Dataset entries:
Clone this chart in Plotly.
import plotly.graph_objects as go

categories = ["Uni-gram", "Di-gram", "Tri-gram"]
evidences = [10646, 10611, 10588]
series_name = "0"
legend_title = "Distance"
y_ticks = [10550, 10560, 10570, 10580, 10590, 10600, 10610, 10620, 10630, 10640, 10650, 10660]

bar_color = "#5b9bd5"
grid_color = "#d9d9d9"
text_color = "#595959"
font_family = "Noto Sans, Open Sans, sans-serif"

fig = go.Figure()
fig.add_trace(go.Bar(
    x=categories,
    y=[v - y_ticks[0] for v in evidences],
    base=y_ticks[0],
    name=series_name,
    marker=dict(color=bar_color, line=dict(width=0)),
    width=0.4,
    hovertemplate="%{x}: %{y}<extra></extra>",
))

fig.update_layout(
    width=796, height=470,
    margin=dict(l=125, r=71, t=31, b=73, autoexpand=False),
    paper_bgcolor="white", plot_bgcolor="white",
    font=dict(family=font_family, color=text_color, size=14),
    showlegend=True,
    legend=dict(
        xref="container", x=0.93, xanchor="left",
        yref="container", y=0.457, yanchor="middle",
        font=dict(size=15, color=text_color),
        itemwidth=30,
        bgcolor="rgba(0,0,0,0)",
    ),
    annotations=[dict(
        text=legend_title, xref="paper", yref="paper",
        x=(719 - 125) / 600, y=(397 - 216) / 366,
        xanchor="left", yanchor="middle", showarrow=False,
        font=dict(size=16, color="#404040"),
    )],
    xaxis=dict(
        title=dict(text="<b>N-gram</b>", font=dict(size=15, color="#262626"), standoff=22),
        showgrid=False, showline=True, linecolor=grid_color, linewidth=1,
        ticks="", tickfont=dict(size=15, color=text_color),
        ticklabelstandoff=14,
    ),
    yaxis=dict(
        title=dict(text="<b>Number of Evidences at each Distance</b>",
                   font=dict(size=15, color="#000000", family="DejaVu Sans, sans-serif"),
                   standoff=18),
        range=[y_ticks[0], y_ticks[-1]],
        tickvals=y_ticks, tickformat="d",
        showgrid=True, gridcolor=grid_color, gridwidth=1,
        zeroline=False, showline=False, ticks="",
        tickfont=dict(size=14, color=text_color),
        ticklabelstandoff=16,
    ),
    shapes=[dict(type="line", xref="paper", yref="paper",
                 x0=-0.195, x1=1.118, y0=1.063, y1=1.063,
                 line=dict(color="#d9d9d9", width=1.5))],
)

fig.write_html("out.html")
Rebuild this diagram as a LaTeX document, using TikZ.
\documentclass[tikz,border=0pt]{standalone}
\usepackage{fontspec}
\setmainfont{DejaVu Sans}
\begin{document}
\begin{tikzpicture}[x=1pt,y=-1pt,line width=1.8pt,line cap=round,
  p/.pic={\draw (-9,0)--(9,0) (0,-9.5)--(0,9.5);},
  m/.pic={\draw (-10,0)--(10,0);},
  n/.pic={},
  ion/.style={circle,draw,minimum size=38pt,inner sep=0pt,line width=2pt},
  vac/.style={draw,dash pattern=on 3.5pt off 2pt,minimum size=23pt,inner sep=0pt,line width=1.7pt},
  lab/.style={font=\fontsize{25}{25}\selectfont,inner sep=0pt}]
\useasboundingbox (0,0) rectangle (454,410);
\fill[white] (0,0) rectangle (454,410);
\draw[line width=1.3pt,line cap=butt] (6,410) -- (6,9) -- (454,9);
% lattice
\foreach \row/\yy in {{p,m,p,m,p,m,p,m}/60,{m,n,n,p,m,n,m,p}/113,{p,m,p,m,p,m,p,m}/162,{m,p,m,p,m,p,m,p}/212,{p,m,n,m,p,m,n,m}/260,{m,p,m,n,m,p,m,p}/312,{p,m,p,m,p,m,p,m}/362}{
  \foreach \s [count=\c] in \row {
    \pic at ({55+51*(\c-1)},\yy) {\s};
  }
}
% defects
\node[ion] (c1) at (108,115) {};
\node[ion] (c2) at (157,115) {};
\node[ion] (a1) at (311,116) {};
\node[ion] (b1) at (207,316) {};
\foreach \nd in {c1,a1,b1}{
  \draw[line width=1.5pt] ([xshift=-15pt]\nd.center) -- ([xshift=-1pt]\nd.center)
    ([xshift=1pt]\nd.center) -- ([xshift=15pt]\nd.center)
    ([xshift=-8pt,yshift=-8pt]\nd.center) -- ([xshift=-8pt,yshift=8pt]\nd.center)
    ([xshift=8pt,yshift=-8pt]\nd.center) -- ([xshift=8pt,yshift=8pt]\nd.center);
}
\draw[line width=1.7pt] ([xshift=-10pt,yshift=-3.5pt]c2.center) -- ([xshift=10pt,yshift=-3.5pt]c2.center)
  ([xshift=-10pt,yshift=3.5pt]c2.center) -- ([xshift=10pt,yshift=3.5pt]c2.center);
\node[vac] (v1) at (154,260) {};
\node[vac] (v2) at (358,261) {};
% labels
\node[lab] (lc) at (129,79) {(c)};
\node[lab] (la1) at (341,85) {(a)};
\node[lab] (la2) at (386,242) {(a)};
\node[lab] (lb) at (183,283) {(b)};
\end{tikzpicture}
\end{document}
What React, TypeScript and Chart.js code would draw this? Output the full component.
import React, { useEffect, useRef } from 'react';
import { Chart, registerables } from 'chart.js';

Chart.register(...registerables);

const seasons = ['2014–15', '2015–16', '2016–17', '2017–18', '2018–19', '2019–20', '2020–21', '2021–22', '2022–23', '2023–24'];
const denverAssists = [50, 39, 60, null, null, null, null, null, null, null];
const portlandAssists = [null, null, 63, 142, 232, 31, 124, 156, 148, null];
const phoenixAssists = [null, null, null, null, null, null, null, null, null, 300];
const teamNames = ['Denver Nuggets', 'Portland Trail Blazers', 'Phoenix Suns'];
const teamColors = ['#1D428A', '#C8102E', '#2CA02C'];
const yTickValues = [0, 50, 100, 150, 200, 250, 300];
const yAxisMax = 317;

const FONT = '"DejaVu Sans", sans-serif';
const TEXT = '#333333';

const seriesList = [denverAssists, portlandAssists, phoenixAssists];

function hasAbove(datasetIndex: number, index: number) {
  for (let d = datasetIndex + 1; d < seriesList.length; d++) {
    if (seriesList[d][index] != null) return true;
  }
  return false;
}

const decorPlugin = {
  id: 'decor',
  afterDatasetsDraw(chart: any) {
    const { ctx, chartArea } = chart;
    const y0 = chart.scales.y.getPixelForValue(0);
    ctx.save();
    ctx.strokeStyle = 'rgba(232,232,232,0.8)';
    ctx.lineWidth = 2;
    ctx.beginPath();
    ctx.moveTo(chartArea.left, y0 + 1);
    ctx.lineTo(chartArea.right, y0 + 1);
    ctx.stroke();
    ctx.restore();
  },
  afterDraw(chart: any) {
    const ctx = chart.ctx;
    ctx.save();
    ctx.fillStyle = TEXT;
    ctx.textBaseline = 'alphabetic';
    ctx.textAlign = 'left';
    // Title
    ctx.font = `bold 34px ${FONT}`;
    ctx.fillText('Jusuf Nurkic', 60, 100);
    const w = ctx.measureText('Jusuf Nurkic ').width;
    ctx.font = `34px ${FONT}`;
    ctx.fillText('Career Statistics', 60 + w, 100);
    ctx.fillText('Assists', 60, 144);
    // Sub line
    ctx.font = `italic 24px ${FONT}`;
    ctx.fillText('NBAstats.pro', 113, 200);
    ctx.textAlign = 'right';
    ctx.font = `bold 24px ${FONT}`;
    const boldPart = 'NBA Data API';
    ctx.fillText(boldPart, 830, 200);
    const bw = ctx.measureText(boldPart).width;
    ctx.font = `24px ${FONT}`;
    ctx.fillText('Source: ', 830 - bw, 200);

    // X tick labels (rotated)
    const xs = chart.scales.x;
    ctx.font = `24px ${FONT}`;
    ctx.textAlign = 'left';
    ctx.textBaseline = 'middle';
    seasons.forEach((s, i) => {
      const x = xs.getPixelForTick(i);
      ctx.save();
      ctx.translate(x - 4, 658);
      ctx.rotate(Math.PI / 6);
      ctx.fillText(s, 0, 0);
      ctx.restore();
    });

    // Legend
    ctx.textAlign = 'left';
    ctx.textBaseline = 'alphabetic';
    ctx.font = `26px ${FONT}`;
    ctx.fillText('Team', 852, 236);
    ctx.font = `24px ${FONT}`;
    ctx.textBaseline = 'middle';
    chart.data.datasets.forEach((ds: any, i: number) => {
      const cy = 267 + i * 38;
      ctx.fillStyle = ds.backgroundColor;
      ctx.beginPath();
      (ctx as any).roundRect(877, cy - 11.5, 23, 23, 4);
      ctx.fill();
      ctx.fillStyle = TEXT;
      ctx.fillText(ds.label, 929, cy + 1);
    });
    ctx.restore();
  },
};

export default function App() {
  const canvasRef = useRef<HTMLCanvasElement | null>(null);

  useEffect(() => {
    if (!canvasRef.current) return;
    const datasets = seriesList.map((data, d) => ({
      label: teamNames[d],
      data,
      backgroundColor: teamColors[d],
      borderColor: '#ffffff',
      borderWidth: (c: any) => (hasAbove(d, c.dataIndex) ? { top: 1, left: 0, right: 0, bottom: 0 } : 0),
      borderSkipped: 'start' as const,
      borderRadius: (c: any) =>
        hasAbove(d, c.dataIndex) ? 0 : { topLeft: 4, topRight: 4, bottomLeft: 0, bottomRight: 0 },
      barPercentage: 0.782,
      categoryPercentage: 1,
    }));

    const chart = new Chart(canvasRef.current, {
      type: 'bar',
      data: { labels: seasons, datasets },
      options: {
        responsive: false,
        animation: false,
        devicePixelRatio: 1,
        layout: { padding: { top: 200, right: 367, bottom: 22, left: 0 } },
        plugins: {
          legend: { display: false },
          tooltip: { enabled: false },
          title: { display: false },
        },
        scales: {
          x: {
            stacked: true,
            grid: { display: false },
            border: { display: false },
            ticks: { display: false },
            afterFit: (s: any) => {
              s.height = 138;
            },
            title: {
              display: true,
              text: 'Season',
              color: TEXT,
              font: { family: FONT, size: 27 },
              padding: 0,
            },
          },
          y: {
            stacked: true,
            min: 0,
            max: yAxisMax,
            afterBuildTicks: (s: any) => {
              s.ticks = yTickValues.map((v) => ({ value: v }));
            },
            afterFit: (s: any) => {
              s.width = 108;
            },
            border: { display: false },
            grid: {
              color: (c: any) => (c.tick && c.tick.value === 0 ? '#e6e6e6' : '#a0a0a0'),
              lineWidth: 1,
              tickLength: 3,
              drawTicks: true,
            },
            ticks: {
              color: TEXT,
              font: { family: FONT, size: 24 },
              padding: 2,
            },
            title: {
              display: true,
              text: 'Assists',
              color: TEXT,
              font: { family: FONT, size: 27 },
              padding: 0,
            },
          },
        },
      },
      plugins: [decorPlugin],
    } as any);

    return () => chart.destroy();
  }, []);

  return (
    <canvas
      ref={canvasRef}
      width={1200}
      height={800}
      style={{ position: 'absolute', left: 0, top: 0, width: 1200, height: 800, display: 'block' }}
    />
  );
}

## DIRECTION
Work through the listing above and report how many lines include the string "React", with no other text.

## ANSWER IN FULL
2